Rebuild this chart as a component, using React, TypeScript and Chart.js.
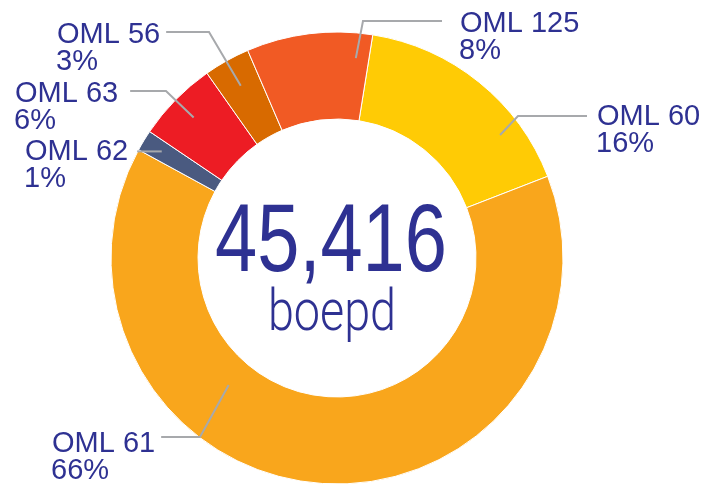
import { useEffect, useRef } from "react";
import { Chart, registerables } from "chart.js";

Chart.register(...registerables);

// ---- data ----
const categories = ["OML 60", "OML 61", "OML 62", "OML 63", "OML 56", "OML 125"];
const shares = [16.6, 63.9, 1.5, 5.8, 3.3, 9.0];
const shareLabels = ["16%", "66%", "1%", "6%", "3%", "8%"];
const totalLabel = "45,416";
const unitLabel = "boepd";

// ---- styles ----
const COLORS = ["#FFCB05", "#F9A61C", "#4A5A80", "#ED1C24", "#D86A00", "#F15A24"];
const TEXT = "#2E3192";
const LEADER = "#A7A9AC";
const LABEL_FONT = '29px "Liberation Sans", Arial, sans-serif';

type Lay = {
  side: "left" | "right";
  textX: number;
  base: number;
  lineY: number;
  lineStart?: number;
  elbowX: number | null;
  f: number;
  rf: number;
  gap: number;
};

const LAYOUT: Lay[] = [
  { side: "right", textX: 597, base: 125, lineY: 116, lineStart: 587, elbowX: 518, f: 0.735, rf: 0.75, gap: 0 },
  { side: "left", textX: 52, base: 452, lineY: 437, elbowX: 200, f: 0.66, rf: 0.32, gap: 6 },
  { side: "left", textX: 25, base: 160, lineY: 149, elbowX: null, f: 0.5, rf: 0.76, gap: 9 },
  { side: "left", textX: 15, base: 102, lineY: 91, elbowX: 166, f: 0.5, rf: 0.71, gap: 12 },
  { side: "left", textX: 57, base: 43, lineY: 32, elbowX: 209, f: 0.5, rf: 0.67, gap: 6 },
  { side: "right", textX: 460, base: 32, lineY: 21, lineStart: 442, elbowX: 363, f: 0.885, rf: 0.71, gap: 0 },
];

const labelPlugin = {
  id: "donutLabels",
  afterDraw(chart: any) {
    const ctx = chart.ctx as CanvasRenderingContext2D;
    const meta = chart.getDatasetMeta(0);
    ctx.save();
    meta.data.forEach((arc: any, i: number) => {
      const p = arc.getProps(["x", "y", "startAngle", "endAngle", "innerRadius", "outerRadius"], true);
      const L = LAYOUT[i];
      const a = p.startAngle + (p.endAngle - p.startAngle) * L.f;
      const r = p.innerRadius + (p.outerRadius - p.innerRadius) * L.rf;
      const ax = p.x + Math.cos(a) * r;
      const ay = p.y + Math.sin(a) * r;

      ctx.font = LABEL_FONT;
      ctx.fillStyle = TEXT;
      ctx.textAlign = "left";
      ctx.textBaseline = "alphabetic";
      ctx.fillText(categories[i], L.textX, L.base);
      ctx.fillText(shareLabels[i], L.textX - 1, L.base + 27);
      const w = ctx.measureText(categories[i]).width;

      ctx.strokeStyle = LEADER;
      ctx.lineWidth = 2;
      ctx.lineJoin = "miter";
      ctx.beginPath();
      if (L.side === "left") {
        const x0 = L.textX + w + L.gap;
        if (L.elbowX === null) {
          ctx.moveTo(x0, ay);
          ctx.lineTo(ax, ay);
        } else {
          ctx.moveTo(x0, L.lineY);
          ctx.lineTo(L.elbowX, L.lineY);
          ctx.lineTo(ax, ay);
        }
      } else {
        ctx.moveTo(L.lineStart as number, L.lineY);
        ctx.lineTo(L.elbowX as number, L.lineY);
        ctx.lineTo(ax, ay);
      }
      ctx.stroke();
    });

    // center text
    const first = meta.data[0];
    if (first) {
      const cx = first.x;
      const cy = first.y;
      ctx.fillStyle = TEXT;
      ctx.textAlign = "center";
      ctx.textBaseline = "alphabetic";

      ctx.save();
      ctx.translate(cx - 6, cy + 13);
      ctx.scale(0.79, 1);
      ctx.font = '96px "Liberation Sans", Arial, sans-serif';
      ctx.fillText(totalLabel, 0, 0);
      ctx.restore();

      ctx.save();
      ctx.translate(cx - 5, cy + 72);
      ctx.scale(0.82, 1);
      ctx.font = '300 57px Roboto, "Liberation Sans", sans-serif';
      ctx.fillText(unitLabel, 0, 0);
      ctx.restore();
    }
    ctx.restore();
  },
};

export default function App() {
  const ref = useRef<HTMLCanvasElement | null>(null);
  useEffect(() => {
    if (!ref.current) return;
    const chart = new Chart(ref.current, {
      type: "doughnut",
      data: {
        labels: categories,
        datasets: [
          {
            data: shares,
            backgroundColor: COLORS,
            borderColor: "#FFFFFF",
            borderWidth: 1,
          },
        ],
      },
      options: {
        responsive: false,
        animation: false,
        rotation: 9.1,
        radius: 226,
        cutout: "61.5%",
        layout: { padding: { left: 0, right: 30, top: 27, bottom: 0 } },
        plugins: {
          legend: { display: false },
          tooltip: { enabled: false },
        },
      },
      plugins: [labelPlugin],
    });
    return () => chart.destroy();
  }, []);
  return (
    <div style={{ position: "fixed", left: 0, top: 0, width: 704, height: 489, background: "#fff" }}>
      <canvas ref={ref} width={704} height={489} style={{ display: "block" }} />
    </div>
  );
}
-------------------------
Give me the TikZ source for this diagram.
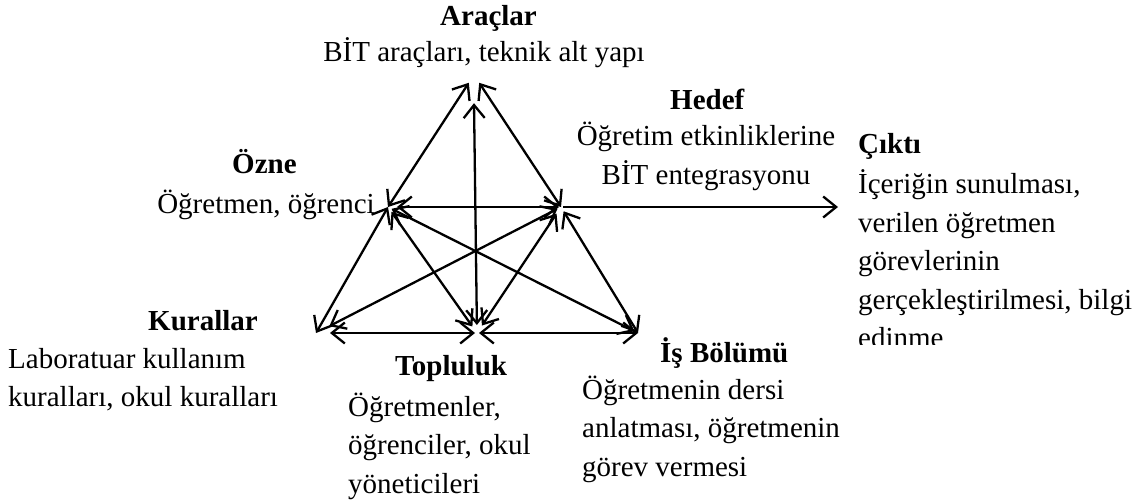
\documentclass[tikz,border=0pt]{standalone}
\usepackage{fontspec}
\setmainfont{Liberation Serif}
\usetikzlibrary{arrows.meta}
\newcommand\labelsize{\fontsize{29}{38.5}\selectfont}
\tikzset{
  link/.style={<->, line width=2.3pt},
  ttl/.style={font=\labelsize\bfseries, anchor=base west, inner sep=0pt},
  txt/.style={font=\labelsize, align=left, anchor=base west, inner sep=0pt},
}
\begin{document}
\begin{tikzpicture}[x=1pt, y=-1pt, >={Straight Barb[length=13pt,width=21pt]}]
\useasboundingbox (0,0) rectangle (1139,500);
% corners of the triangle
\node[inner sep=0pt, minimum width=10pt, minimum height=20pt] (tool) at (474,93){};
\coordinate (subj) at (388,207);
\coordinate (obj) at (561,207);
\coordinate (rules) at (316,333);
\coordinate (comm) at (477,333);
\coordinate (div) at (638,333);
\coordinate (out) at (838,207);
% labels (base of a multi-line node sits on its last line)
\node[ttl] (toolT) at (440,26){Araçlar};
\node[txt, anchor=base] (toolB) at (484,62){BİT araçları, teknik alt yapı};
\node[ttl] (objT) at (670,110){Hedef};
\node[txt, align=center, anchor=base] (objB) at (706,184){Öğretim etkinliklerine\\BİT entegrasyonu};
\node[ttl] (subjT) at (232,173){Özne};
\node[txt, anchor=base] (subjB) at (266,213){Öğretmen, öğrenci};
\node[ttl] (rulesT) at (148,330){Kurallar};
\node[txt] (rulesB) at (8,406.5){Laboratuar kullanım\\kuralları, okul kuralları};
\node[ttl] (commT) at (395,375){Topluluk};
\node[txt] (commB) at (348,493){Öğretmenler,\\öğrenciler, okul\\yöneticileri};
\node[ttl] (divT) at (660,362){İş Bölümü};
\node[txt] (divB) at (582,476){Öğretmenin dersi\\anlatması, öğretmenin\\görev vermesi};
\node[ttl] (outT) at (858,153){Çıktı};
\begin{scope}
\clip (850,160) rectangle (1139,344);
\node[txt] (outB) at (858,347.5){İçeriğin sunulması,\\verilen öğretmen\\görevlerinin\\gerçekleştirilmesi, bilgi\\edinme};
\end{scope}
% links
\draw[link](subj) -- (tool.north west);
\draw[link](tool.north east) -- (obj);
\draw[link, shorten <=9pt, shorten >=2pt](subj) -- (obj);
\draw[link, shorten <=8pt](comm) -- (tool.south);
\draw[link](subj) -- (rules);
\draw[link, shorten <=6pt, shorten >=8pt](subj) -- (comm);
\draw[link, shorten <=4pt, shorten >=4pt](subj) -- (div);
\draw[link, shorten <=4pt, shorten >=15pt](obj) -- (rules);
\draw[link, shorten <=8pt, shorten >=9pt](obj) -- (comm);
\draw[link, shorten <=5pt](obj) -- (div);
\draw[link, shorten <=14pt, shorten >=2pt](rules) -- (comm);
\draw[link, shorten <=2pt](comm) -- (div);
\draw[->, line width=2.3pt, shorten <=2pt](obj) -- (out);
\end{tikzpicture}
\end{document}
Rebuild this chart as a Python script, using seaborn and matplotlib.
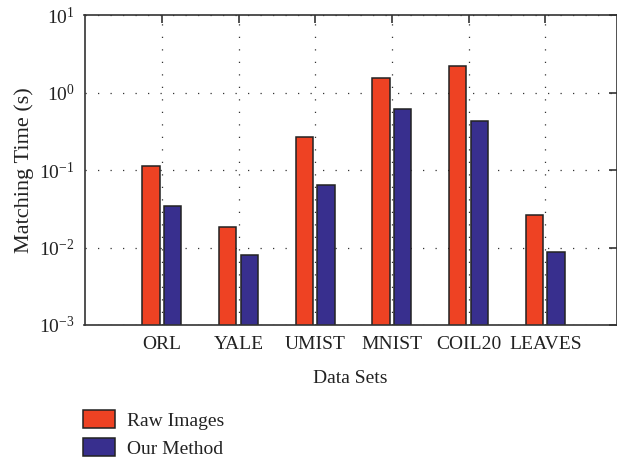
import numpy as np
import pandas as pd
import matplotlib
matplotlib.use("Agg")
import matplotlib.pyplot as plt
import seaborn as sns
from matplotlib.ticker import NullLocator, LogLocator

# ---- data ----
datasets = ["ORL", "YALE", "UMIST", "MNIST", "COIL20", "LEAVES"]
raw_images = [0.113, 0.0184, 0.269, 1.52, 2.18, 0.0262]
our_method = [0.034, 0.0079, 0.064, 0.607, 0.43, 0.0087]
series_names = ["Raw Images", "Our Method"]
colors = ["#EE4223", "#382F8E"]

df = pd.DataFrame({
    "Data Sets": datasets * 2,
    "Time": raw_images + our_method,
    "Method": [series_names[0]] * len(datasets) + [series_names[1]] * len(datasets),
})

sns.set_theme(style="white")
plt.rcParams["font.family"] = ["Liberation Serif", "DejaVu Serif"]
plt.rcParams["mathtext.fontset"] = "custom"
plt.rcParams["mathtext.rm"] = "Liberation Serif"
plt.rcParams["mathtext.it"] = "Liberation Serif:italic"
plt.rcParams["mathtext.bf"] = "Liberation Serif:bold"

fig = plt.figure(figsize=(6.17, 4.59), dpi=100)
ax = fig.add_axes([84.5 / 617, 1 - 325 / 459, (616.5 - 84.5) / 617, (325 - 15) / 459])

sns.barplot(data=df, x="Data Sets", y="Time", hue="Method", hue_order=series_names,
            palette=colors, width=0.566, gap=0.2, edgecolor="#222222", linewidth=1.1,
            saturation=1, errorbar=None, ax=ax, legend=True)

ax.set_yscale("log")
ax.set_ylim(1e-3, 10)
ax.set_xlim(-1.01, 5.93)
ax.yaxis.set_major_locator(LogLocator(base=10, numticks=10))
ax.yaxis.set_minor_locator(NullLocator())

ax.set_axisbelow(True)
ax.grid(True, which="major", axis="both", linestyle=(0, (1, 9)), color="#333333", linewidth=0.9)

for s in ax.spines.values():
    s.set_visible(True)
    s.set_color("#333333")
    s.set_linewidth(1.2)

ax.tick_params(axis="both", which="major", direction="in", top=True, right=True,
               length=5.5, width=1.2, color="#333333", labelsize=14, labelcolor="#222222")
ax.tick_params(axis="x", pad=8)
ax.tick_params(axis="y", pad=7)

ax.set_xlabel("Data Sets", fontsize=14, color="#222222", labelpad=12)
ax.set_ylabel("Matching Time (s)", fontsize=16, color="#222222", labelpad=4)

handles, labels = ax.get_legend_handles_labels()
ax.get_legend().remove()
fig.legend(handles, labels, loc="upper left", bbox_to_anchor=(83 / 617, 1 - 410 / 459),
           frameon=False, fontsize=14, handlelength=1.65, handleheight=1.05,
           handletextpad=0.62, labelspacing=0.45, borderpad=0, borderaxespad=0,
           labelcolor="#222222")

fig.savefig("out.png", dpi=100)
-------------------------
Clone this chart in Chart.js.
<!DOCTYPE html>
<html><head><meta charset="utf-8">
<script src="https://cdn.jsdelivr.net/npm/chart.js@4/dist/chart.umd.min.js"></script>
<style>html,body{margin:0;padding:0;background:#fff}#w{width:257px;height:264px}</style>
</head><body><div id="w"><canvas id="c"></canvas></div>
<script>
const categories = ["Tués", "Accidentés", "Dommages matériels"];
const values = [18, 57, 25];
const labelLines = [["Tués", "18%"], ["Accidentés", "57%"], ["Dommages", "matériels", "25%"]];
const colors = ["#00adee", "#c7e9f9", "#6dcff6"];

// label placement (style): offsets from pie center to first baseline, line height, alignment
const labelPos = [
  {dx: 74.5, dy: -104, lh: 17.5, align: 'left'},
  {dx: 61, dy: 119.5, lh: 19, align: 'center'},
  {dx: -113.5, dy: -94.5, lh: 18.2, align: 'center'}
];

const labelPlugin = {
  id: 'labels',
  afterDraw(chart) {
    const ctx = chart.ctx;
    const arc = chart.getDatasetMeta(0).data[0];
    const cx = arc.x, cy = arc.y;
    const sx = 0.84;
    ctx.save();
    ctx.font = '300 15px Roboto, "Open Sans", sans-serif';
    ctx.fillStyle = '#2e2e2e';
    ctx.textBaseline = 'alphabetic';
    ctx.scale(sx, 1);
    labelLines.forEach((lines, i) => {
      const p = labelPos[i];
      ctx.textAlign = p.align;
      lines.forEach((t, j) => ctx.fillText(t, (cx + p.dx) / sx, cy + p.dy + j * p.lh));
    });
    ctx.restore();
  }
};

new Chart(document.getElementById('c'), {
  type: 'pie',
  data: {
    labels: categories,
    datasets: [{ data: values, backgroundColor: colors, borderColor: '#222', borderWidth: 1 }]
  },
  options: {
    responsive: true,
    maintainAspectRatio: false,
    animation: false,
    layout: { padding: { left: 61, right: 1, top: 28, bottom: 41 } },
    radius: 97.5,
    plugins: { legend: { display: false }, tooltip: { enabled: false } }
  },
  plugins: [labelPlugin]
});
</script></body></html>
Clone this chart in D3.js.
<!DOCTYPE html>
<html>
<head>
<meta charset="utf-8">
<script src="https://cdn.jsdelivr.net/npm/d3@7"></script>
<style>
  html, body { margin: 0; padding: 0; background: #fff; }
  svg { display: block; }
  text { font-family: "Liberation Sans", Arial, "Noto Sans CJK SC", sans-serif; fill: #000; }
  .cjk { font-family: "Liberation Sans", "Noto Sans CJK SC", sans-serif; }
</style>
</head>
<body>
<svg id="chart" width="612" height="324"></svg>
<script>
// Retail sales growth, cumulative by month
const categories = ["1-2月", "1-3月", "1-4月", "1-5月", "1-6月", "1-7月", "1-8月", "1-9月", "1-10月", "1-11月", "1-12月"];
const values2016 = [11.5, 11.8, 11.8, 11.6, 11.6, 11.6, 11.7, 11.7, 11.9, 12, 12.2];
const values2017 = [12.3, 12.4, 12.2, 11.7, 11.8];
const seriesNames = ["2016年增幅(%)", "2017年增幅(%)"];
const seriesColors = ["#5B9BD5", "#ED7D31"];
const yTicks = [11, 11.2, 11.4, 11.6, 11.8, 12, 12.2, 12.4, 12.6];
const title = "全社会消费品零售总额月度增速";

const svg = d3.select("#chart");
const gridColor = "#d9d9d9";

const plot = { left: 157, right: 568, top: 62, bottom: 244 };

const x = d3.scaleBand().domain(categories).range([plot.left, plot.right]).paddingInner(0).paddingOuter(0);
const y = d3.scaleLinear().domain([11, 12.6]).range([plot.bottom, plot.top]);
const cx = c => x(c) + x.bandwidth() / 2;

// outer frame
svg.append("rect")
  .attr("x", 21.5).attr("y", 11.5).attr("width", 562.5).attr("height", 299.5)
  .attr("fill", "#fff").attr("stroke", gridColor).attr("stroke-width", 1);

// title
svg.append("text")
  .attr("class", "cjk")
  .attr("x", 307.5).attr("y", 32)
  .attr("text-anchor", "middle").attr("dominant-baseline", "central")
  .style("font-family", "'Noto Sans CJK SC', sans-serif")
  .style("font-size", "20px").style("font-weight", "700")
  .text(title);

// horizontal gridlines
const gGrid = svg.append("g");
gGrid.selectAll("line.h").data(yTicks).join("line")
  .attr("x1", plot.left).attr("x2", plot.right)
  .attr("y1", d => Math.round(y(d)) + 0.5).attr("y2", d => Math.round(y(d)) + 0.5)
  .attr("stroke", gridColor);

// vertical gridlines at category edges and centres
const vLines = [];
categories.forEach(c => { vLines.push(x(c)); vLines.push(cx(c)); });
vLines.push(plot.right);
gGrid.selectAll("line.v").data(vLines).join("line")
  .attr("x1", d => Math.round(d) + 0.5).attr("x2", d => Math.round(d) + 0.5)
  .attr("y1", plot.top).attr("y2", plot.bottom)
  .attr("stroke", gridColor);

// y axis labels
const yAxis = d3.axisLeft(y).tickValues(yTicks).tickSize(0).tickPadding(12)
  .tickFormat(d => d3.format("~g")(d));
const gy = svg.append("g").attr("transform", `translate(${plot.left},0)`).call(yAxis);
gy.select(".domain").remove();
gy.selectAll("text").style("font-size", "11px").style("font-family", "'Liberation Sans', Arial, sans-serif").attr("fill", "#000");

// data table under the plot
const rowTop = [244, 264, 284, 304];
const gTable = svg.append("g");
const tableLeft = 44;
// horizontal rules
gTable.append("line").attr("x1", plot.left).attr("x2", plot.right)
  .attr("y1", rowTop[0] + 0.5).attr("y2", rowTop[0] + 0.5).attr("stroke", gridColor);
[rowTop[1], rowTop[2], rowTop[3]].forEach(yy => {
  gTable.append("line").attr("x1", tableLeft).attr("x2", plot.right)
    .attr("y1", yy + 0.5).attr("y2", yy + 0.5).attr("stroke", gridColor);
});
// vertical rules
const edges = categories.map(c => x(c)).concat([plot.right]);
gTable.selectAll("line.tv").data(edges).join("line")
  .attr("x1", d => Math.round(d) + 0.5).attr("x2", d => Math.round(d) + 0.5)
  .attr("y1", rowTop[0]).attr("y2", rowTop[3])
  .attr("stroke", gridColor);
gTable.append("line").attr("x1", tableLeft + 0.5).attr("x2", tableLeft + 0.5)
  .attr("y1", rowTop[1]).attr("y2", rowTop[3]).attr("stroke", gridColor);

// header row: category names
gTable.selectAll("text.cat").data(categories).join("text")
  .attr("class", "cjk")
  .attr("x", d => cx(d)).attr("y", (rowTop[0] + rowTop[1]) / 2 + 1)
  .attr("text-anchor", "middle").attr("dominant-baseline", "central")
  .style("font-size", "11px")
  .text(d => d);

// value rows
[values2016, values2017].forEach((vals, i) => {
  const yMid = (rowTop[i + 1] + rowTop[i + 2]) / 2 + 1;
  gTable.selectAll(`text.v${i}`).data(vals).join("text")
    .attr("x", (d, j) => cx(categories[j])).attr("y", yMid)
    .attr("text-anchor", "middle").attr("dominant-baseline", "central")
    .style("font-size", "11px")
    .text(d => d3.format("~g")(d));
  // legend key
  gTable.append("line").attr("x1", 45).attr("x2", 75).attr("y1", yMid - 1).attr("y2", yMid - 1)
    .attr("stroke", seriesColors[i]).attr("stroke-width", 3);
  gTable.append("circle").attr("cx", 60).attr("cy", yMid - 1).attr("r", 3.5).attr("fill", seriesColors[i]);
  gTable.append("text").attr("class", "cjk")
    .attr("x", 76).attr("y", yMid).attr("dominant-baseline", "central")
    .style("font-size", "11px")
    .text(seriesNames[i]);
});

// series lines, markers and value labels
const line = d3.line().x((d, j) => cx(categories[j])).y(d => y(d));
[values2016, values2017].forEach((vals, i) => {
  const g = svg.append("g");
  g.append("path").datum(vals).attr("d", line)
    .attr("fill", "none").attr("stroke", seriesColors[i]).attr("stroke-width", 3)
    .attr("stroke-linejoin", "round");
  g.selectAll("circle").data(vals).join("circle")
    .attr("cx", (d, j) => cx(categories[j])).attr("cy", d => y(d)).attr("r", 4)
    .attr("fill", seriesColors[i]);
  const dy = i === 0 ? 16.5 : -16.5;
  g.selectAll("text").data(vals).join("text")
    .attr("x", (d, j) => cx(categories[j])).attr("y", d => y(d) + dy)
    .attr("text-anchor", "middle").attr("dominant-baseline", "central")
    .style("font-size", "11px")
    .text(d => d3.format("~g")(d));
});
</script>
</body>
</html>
-------------------------
WHAT THE TASK REQUIRES >> Look above for the line with "Rebuild this chart as a component, using"; quote it and every line after it, stopping after the line with "const LABEL_FONT = '29px", exactly, with nothing added and without pictures.

SOLUTION TO THIS EXERCISE >>
Rebuild this chart as a component, using React, TypeScript and Chart.js.
import { useEffect, useRef } from "react";
import { Chart, registerables } from "chart.js";

Chart.register(...registerables);

// ---- data ----
const categories = ["OML 60", "OML 61", "OML 62", "OML 63", "OML 56", "OML 125"];
const shares = [16.6, 63.9, 1.5, 5.8, 3.3, 9.0];
const shareLabels = ["16%", "66%", "1%", "6%", "3%", "8%"];
const totalLabel = "45,416";
const unitLabel = "boepd";

// ---- styles ----
const COLORS = ["#FFCB05", "#F9A61C", "#4A5A80", "#ED1C24", "#D86A00", "#F15A24"];
const TEXT = "#2E3192";
const LEADER = "#A7A9AC";
const LABEL_FONT = '29px "Liberation Sans", Arial, sans-serif';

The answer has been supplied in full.